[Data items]
— START —
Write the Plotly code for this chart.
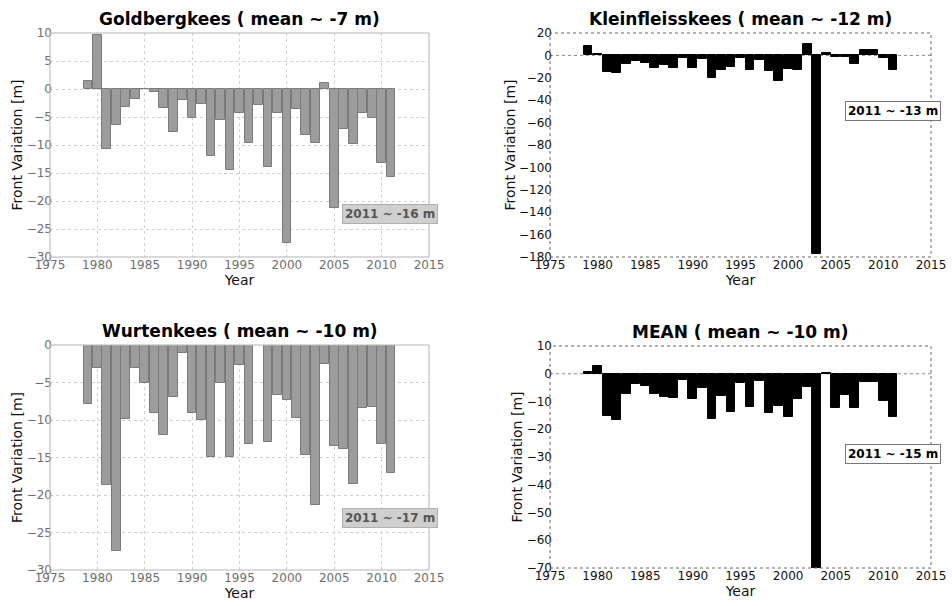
import plotly.graph_objects as go

years = list(range(1979, 2012))

gold = [1.5, 9.6, -10.8, -6.4, -3.3, -1.7, 0.0, -0.6, -3.4, -7.6, -1.9, -5.1,
        -2.6, -12.0, -5.5, -14.5, -4.2, -9.6, -2.9, -13.9, -4.2, -27.5, -3.6,
        -8.2, -9.6, 1.0, -21.3, -7.2, -9.9, -4.3, -5.1, -13.3, -15.7]

klein = [8.6, 1.5, -14.5, -15.4, -7.7, -5.0, -6.5, -11.6, -8.6, -11.3, -2.7,
         -11.6, -3.0, -20.2, -12.8, -10.7, -2.7, -13.0, -4.2, -14.2, -22.8,
         -12.5, -13.4, 9.8, -177.0, 2.4, -1.8, -1.2, -7.7, 4.7, 4.7, -2.7, -13.0]

wurten = [-7.9, -3.0, -18.7, -27.4, -9.8, -3.0, -5.0, -9.0, -12.0, -6.9, -1.0,
          -9.0, -10.0, -14.9, -5.1, -14.9, -2.7, -13.2, 0.0, -12.9, -6.6, -7.3,
          -9.7, -14.6, -21.3, -2.5, -13.4, -13.9, -18.5, -8.4, -8.2, -13.2, -17.0]

mean = [0.6, 2.7, -15.1, -16.6, -7.3, -3.7, -4.4, -7.4, -8.4, -8.7, -2.3, -9.0,
        -5.3, -16.3, -8.0, -13.7, -3.2, -12.1, -2.6, -14.3, -11.6, -15.7, -9.2,
        -4.7, -70.0, 0.2, -12.2, -7.7, -12.2, -2.8, -2.9, -9.9, -15.6]

titles = ["Goldbergkees ( mean ~ -7 m)", "Kleinfleisskees ( mean ~ -12 m)",
          "Wurtenkees ( mean ~ -10 m)", "MEAN ( mean ~ -10 m)"]
notes = ["2011 ~ -16 m", "2011 ~ -13 m", "2011 ~ -17 m", "2011 ~ -15 m"]
x_ticks = [1975, 1980, 1985, 1990, 1995, 2000, 2005, 2010, 2015]
y_ranges = [(-30, 10), (-180, 20), (-30, 0), (-70, 10)]
y_dtick = [5, 20, 5, 10]

W, H = 952, 606
def px(x0, x1):
    return [x0 / W, x1 / W]
def py(top, bot):
    return [1 - bot / H, 1 - top / H]

xdoms = [px(50, 429), px(550, 931), px(50, 429), px(550, 931)]
ydoms = [py(33, 257), py(33, 257), py(345, 570), py(346, 568)]
series = [gold, klein, wurten, mean]
gray = [True, False, True, False]

fig = go.Figure()
FONT = "DejaVu Sans"

for i in range(4):
    ax = "" if i == 0 else str(i + 1)
    g = gray[i]
    fig.add_trace(go.Bar(
        x=years, y=series[i], width=0.92,
        marker=dict(color="#9c9c9c" if g else "#000000",
                    line=dict(color="#7a7a7a" if g else "#000000", width=1)),
        xaxis="x" + ax, yaxis="y" + ax, showlegend=False))
    tickcol = "#6e6e6e" if g else "#111111"
    gridcol = "#d0d0d0"
    fig.layout["xaxis" + ax] = dict(
        domain=xdoms[i], anchor="y" + ax, range=[1975, 2015],
        tickvals=x_ticks, ticks="", showgrid=g, gridcolor=gridcol,
        griddash="dot", gridwidth=1, zeroline=False, automargin=False,
        showline=False, ticklabelstandoff=-1,
        tickfont=dict(family=FONT, size=12, color=tickcol),
        title=dict(text="Year", font=dict(family=FONT, size=14, color="#111"),
                   standoff=0))
    fig.layout["yaxis" + ax] = dict(
        domain=ydoms[i], anchor="x" + ax, range=list(y_ranges[i]),
        dtick=y_dtick[i], tick0=0, ticks="", showgrid=g, gridcolor=gridcol,
        griddash="dot", gridwidth=1, zeroline=False, automargin=False,
        showline=False, ticklabelstandoff=-3,
        tickfont=dict(family=FONT, size=12, color=tickcol),
        title=dict(text="Front Variation [m]",
                   font=dict(family=FONT, size=14, color="#111"), standoff=0))

    # plot frame
    fig.add_shape(type="rect", xref="x" + ax + " domain",
                  yref="y" + ax + " domain", x0=0, x1=1, y0=0, y1=1,
                  line=dict(color="#b5b5b5" if g else "#666666", width=1,
                            dash="solid" if g else "dot"),
                  layer="above")
    if not g:
        fig.add_shape(type="line", xref="x" + ax + " domain", yref="y" + ax,
                      x0=0, x1=1, y0=0, y1=0,
                      line=dict(color="#888888", width=1, dash="dot"),
                      layer="below")

    cx = (xdoms[i][0] + xdoms[i][1]) / 2
    fig.add_annotation(x=cx, y=ydoms[i][1], xref="paper", yref="paper",
                       xanchor="center", yanchor="bottom", yshift=2,
                       showarrow=False,
                       text="<b>" + titles[i] + "</b>",
                       font=dict(family=FONT, size=17, color="#000"))

note_pos = [(390, 214), (893, 111), (390, 518), (893, 454)]
for i in range(4):
    g = gray[i]
    x, y = note_pos[i]
    fig.add_annotation(x=x / W, y=1 - y / H, xref="paper", yref="paper",
                       xanchor="center", yanchor="middle",
                       showarrow=False, text="<b>" + notes[i] + "</b>",
                       font=dict(family=FONT, size=12,
                                 color="#555" if g else "#000"),
                       bgcolor="#cfcfcf" if g else "#ffffff",
                       bordercolor="#b0b0b0" if g else "#777777",
                       borderwidth=1, borderpad=2)

fig.update_layout(width=W, height=H, margin=dict(l=0, r=0, t=0, b=0),
                  paper_bgcolor="white", plot_bgcolor="white", bargap=0)

fig.write_html("out.html", config={"displayModeBar": False},
               post_script="document.body.style.margin='0';"
                           "document.body.style.overflow='hidden';")
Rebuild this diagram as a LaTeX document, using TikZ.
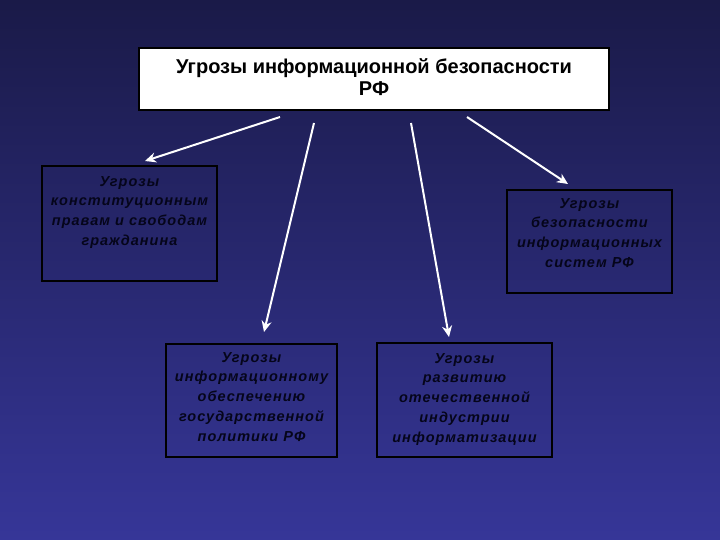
\documentclass[tikz,border=0pt]{standalone}
\usepackage{fontspec}
\setmainfont{Liberation Sans}
\newfontfamily\boxfont[LetterSpace=7]{Liberation Sans}
\usetikzlibrary{arrows.meta}
\definecolor{bgtop}{HTML}{1A1A48}
\definecolor{bgbot}{HTML}{363698}
\definecolor{txt}{HTML}{05051A}
\tikzset{
  titlebox/.style={draw=black, line width=2pt, fill=white, inner sep=0pt},
  subbox/.style={draw=black, line width=1.8pt, inner sep=0pt},
  subtext/.style={anchor=north, inner sep=0pt, align=center, text=txt,
    font=\boxfont\bfseries\itshape\fontsize{14.5}{19.7}\selectfont},
  arr/.style={draw=white, line width=2pt, -{Stealth[length=11pt,width=10pt,inset=3.5pt]}}
}
\begin{document}
\begin{tikzpicture}[x=1pt,y=-1pt]
\shade[top color=bgtop,bottom color=bgbot] (0,0) rectangle (720,540);
\useasboundingbox (0,0) rectangle (720,540);

\node[titlebox, minimum width=470pt, minimum height=62pt] (top) at (374,79) {};
\node[align=center, inner sep=0pt, font=\bfseries\fontsize{20}{22}\selectfont] (toptext) at (374,77) {Угрозы информационной безопасности\\РФ};

\node[subbox, minimum width=175pt, minimum height=115pt] (left) at (129.5,223.5) {};
\node[subtext] (lefttext) at ([yshift=-11pt]left.north) {Угрозы\\конституционным\\правам и свободам\\гражданина};

\node[subbox, minimum width=165pt, minimum height=103pt] (right) at (589.5,241.5) {};
\node[subtext] (righttext) at ([yshift=-9pt]right.north) {Угрозы\\безопасности\\информационных\\систем РФ};

\node[subbox, minimum width=171pt, minimum height=113pt] (bl) at (251.5,400.5) {};
\node[subtext] (bltext) at ([yshift=-9pt]bl.north) {Угрозы\\информационному\\обеспечению\\государственной\\политики РФ};

\node[subbox, minimum width=175pt, minimum height=114pt] (br) at (464.5,400) {};
\node[subtext] (brtext) at ([yshift=-11pt]br.north) {Угрозы\\развитию\\отечественной\\индустрии\\информатизации};

\coordinate (s1) at (280,117);
\coordinate (e1) at (145,161);
\coordinate (s2) at (314,123);
\coordinate (e2) at (264,332);
\coordinate (s3) at (411,123);
\coordinate (e3) at (449,337);
\coordinate (s4) at (467,117);
\coordinate (e4) at (568,184);
\draw[arr] (s1) -- (e1);
\draw[arr] (s2) -- (e2);
\draw[arr] (s3) -- (e3);
\draw[arr] (s4) -- (e4);
\end{tikzpicture}
\end{document}
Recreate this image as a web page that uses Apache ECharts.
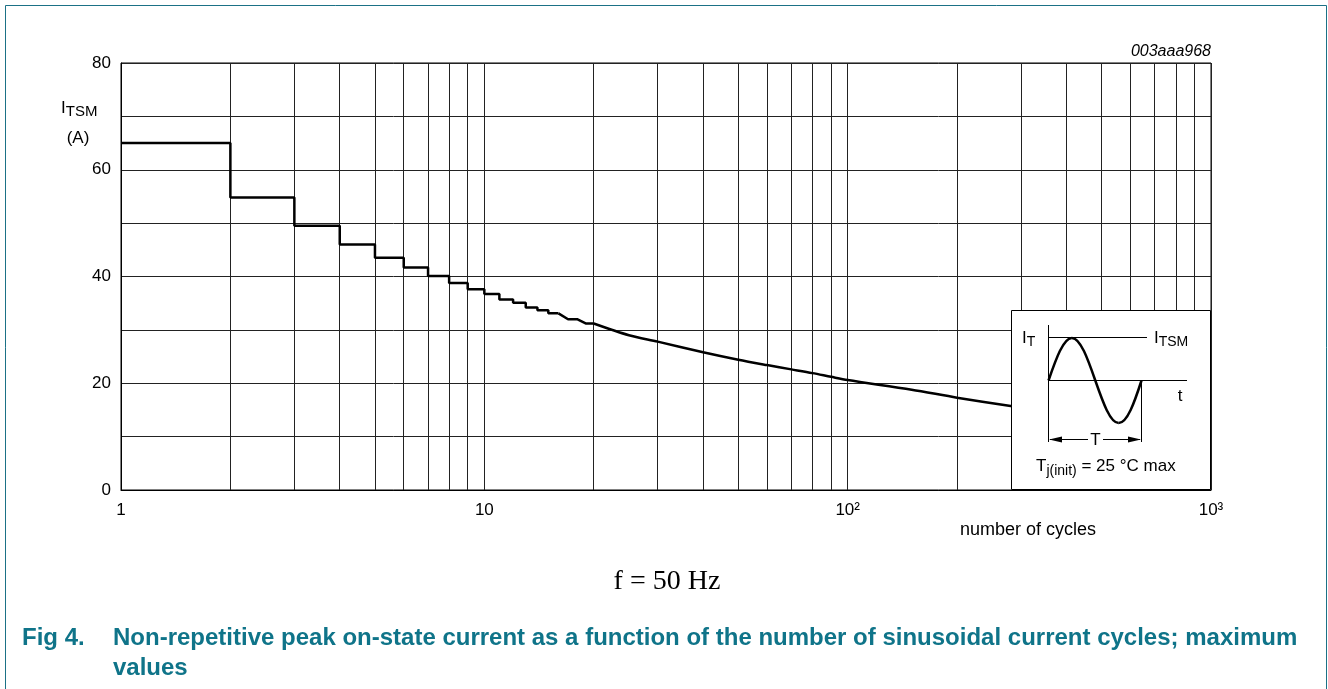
— END —
WHAT IS REQUIRED: Return only the lines from the start of the data through the line that contains "gray = [True, False, True, False]", please, copying them exactly and omitting all pictures.

THE COMPLETED TASK:
Write the Plotly code for this chart.
import plotly.graph_objects as go

years = list(range(1979, 2012))

gold = [1.5, 9.6, -10.8, -6.4, -3.3, -1.7, 0.0, -0.6, -3.4, -7.6, -1.9, -5.1,
        -2.6, -12.0, -5.5, -14.5, -4.2, -9.6, -2.9, -13.9, -4.2, -27.5, -3.6,
        -8.2, -9.6, 1.0, -21.3, -7.2, -9.9, -4.3, -5.1, -13.3, -15.7]

klein = [8.6, 1.5, -14.5, -15.4, -7.7, -5.0, -6.5, -11.6, -8.6, -11.3, -2.7,
         -11.6, -3.0, -20.2, -12.8, -10.7, -2.7, -13.0, -4.2, -14.2, -22.8,
         -12.5, -13.4, 9.8, -177.0, 2.4, -1.8, -1.2, -7.7, 4.7, 4.7, -2.7, -13.0]

wurten = [-7.9, -3.0, -18.7, -27.4, -9.8, -3.0, -5.0, -9.0, -12.0, -6.9, -1.0,
          -9.0, -10.0, -14.9, -5.1, -14.9, -2.7, -13.2, 0.0, -12.9, -6.6, -7.3,
          -9.7, -14.6, -21.3, -2.5, -13.4, -13.9, -18.5, -8.4, -8.2, -13.2, -17.0]

mean = [0.6, 2.7, -15.1, -16.6, -7.3, -3.7, -4.4, -7.4, -8.4, -8.7, -2.3, -9.0,
        -5.3, -16.3, -8.0, -13.7, -3.2, -12.1, -2.6, -14.3, -11.6, -15.7, -9.2,
        -4.7, -70.0, 0.2, -12.2, -7.7, -12.2, -2.8, -2.9, -9.9, -15.6]

titles = ["Goldbergkees ( mean ~ -7 m)", "Kleinfleisskees ( mean ~ -12 m)",
          "Wurtenkees ( mean ~ -10 m)", "MEAN ( mean ~ -10 m)"]
notes = ["2011 ~ -16 m", "2011 ~ -13 m", "2011 ~ -17 m", "2011 ~ -15 m"]
x_ticks = [1975, 1980, 1985, 1990, 1995, 2000, 2005, 2010, 2015]
y_ranges = [(-30, 10), (-180, 20), (-30, 0), (-70, 10)]
y_dtick = [5, 20, 5, 10]

W, H = 952, 606
def px(x0, x1):
    return [x0 / W, x1 / W]
def py(top, bot):
    return [1 - bot / H, 1 - top / H]

xdoms = [px(50, 429), px(550, 931), px(50, 429), px(550, 931)]
ydoms = [py(33, 257), py(33, 257), py(345, 570), py(346, 568)]
series = [gold, klein, wurten, mean]
gray = [True, False, True, False]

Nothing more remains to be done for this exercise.